When people ask me what the best restaurant in Skagit County is, I always tell them, “Nell Thorn in La Conner.” I’ve gotten into a few arguments about this, mostly with fans of the Rhododendron Café, but I stand by my choice. Casey and Susan Schanen have made a cozy, comforting restaurant with great food that’s sourced locally and prepared with incredible attention to detail.
Do you eat upstairs or downstairs? It’s a tough choice. The slightly fancier upstairs dining room takes reservations, which is a very useful thing at Nell Thorn, especially on Friday nights, or when you’re taking your parents out to dinner. But if you don’t mind the occasional wait, I like the downstairs with its cozy English-style pub with wooden booths and funky corner seats. There’s also a deck that’s open in good weather.
Fortunately, the menu is mostly the same upstairs or downstairs. The menu is broken up into “appetizers,” “salads,” “delectable pub grub,” “pasta,” and “from ocean, field and pasture.” If you share with several other people you might be able to try something from each section, but, alas, portions are hearty enough to limit me to just an appetizer and one other dish.
The bread that’s brought to the table when you order is made in-house with the restaurant’s own sourdough starter and hearty whole grain flour. Served with a dish of good olive oil and a splash of balsamic vinegar, it’s the kind of bread that could make a meal all by itself.
It’s impossible to skip an appetizer. A friend of ours is addicted to the duck confit, and often orders it for dinner. At $10 it’s a steal. My entire family is passionately fond of the Calamari Greco ($11, or $6 at happy hour), a dish of squid sautéed with garlic, herbs, chile and a dollop of aioli. The fried polenta with mushrooms and Gorgonzola sauce ($11) is amazing. And I can’t say enough about their oyster shooters (only a buck each during happy hour), which come drenched in spicy horseradish cocktail sauce and a drizzle of salsa verde. Last summer we ate lunch on the deck and went through a plateful of shooters with glasses of chilled rosé, and nothing could have been better.
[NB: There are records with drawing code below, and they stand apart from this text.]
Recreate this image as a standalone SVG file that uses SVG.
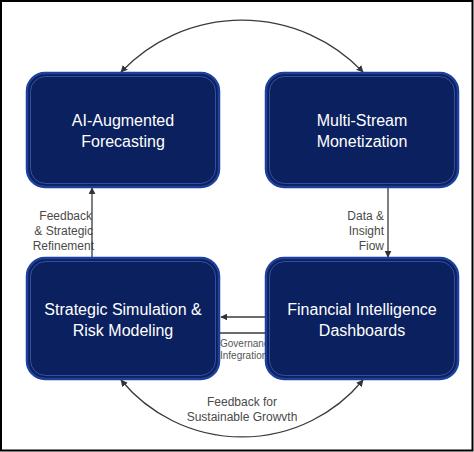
<svg xmlns="http://www.w3.org/2000/svg" width="474" height="452" viewBox="0 0 474 452">
<defs>
<marker id="arr" viewBox="0 0 10 10" refX="9" refY="5" markerWidth="7" markerHeight="7" markerUnits="userSpaceOnUse" orient="auto-start-reverse">
<path d="M0,0 L10,5 L0,10 z" fill="#333"/>
</marker>
<style>
.box{fill:#0b205e;stroke:#1d3f9e;stroke-width:2.5}
.inner{fill:none;stroke:#5a78c8;stroke-opacity:0.55;stroke-width:1}
.title{font-family:"Liberation Sans",Arial,sans-serif;font-size:16px;fill:#ffffff;text-anchor:middle}
.lbl{font-family:"Liberation Sans",Arial,sans-serif;font-size:12px;fill:#4a4a4a}
.small{font-family:"Liberation Sans",Arial,sans-serif;font-size:10px;fill:#555}
.conn{fill:none;stroke:#3a3a3a;stroke-width:1.3}
</style>
</defs>
<rect x="0" y="0" width="474" height="452" fill="#ffffff"/>
<g id="connectors">
<path class="conn" d="M121,72 A167,167 0 0 1 363,72" marker-start="url(#arr)" marker-end="url(#arr)"/>
<path class="conn" d="M121,380 A157,157 0 0 0 363,380" marker-start="url(#arr)" marker-end="url(#arr)"/>
<text class="lbl" text-anchor="end" x="92" y="220">Feedback</text>
<text class="lbl" text-anchor="end" x="93" y="235">&amp; Strategic</text>
<text class="lbl" text-anchor="end" x="94" y="250">Refinement</text>
<path class="conn" d="M92,258 L92,188" marker-end="url(#arr)"/>
<text class="lbl" text-anchor="end" x="384" y="220">Data &amp;</text>
<text class="lbl" text-anchor="end" x="384" y="235">Insight</text>
<text class="lbl" text-anchor="end" x="384" y="250">Fiow</text>
<path class="conn" d="M388,187 L388,257" marker-end="url(#arr)"/>
<path class="conn" d="M266,317 L221,317" marker-end="url(#arr)"/>
<path class="conn" d="M219,333 L266,333"/>
<text class="small" x="220" y="347">Governance</text>
<text class="small" x="220" y="359">Infegration</text>
<text class="lbl" text-anchor="middle" x="242" y="406">Feedback for</text>
<text class="lbl" text-anchor="middle" x="242" y="421">Sustainable Growvth</text>
</g>
<g id="node-forecasting">
<rect class="box" x="27" y="73" width="192" height="114" rx="18"/>
<rect class="inner" x="30.5" y="76.5" width="185" height="107" rx="15"/>
<text class="title" x="123" y="126">AI-Augmented</text>
<text class="title" x="123" y="147">Forecasting</text>
</g>
<g id="node-monetization">
<rect class="box" x="266" y="73" width="192" height="114" rx="18"/>
<rect class="inner" x="269.5" y="76.5" width="185" height="107" rx="15"/>
<text class="title" x="362" y="126">Multi-Stream</text>
<text class="title" x="362" y="147">Monetization</text>
</g>
<g id="node-simulation">
<rect class="box" x="27" y="258" width="192" height="121" rx="18"/>
<rect class="inner" x="30.5" y="261.5" width="185" height="114" rx="15"/>
<text class="title" x="123" y="315">Strategic Simulation &amp;</text>
<text class="title" x="123" y="336">Risk Modeling</text>
</g>
<g id="node-dashboards">
<rect class="box" x="266" y="258" width="192" height="121" rx="18"/>
<rect class="inner" x="269.5" y="261.5" width="185" height="114" rx="15"/>
<text class="title" x="362" y="315">Financial Intelligence</text>
<text class="title" x="362" y="336">Dashboards</text>
</g>
<rect x="1" y="1" width="471.5" height="449.5" fill="none" stroke="#000" stroke-width="2"/>
</svg>
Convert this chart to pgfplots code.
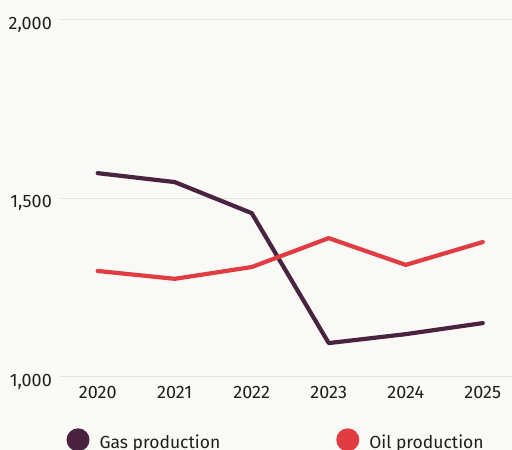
\documentclass[border=0pt]{standalone}
\usepackage{fontspec}
\setmainfont{Fira Sans}
\usepackage{pgfplots}
\pgfplotsset{compat=1.18}
\definecolor{bg}{HTML}{F9F9F5}
\definecolor{gas}{HTML}{4A2340}
\definecolor{oil}{HTML}{E13C42}
\definecolor{gridc}{HTML}{E3E3DF}
\begin{document}
\begin{tikzpicture}[x=1pt,y=1pt]
\fill[bg] (-60,-73) rectangle (452,377);
\useasboundingbox (-60,-73) rectangle (452,377);
\begin{axis}[
    at={(0,0)}, anchor=south west,
    scale only axis,
    width=452pt, height=357pt,
    xmin=2019.51, xmax=2025.38,
    ymin=1000, ymax=2000,
    xtick={2020,2021,2022,2023,2024,2025},
    ytick={1000,1500,2000},
    xticklabel={\pgfmathprintnumber[1000 sep={}]{\tick}},
    yticklabel={\pgfmathprintnumber[1000 sep={,}]{\tick}},
    /pgf/number format/assume math mode=true,
    axis line style={draw=none},
    major tick length=0pt,
    ymajorgrids,
    grid style={gridc, line width=1pt},
    tick label style={font=\fontsize{18}{21}\selectfont, text=black!88, inner sep=0pt},
    xticklabel style={anchor=base, yshift=-22pt},
    yticklabel style={anchor=base east, xshift=-8pt, yshift=-9.5pt},
    legend columns=2,
    legend style={at={(rel axis cs:0.0144,-0.176)}, anchor=west, draw=none, fill=none,
        inner sep=0pt, outer sep=0pt, column sep=10pt,
        font=\fontsize{17.5}{21}\selectfont, text=black!88,
        nodes={inner sep=0pt},
        /tikz/every even column/.append style={column sep=116pt}},
    legend image code/.code={\fill[#1, draw=none] (11.5pt,3pt) circle (11.5pt);},
]
\addplot[gas, line width=4.2pt, line join=round, line cap=round] coordinates {
    (2020,1571) (2021,1546) (2022,1459) (2023,1095) (2024,1120) (2025,1151)};
\addlegendentry{Gas production}
\addplot[oil, line width=4.2pt, line join=round, line cap=round] coordinates {
    (2020,1297) (2021,1275) (2022,1308) (2023,1389) (2024,1314) (2025,1378)};
\addlegendentry{Oil production}
\end{axis}
\end{tikzpicture}
\end{document}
Salads are stunningly good. I recently overheard another customer asking if they had any salads that weren’t so “weedy,” but I appreciate the fresh mixed greens that change through the seasons. My husband frequently gets the steak salad ($15.95), a huge plate of fresh greens, liberally drizzled with gorgonzola dressing, accompanied by a perfectly cooked piece of steak and a bright green herb sauce, with fun little piles of beets or other vegetables. When the same salad is available with fried squid on top, I nearly always fall for it.
I’m extremely fond of the Pasta del Mar ($21), a tangle of thin noodles drenched in garlicky olive oil and parsley and studded with shrimp, squid and clams. I could eat this forever. There’s also a tomato sauce version. Often there is some sort of handmade fettuccine with wild mushrooms or broccoli rabe.
The menu changes constantly, so it’s always worth checking it over for specials. They always, always have steak frites ($24), and it’s a winner—perfectly cooked hanger steak with a huge mound of fries seasoned with “Herbs de Skagit.” The Nell burger ($13.95), available in the downstairs pub, is wonderful plain, but even better with good cheese and some sautéed shiitake mushrooms. But depending on the season or on whatever farm has brought in something unusual, there might also be lamb necks, goat burgers, halibut with miner’s lettuce, albacore with truffled white beans and chanterelles, rabbit with radishes and spring garlic, or nettle ravioli, all made with locally produced or foraged ingredients (a blackboard on the wall near the door lists all the farms and fishermen currently supplying the menu, and it’s a long list).
On our most recent visit I tried the lamb shank. The meat was falling off the bone and incredibly smooth, silky mashed potatoes soaked up the juices. Around the edge were various vegetables, lightly cooked so they retained some crunch, the perfect foil to the tender meat. Last winter I had a very similar dish made with goat shank in Moroccan spices. Both were wonderful.
We rarely get dessert at Nell Thorn—usually I’m just too full and happy—but they have a nice assortment of classic bistro desserts and many gluten-free options, as well as a list of dessert wines and spirits. No matter how you end your meal, you should feel extremely happy.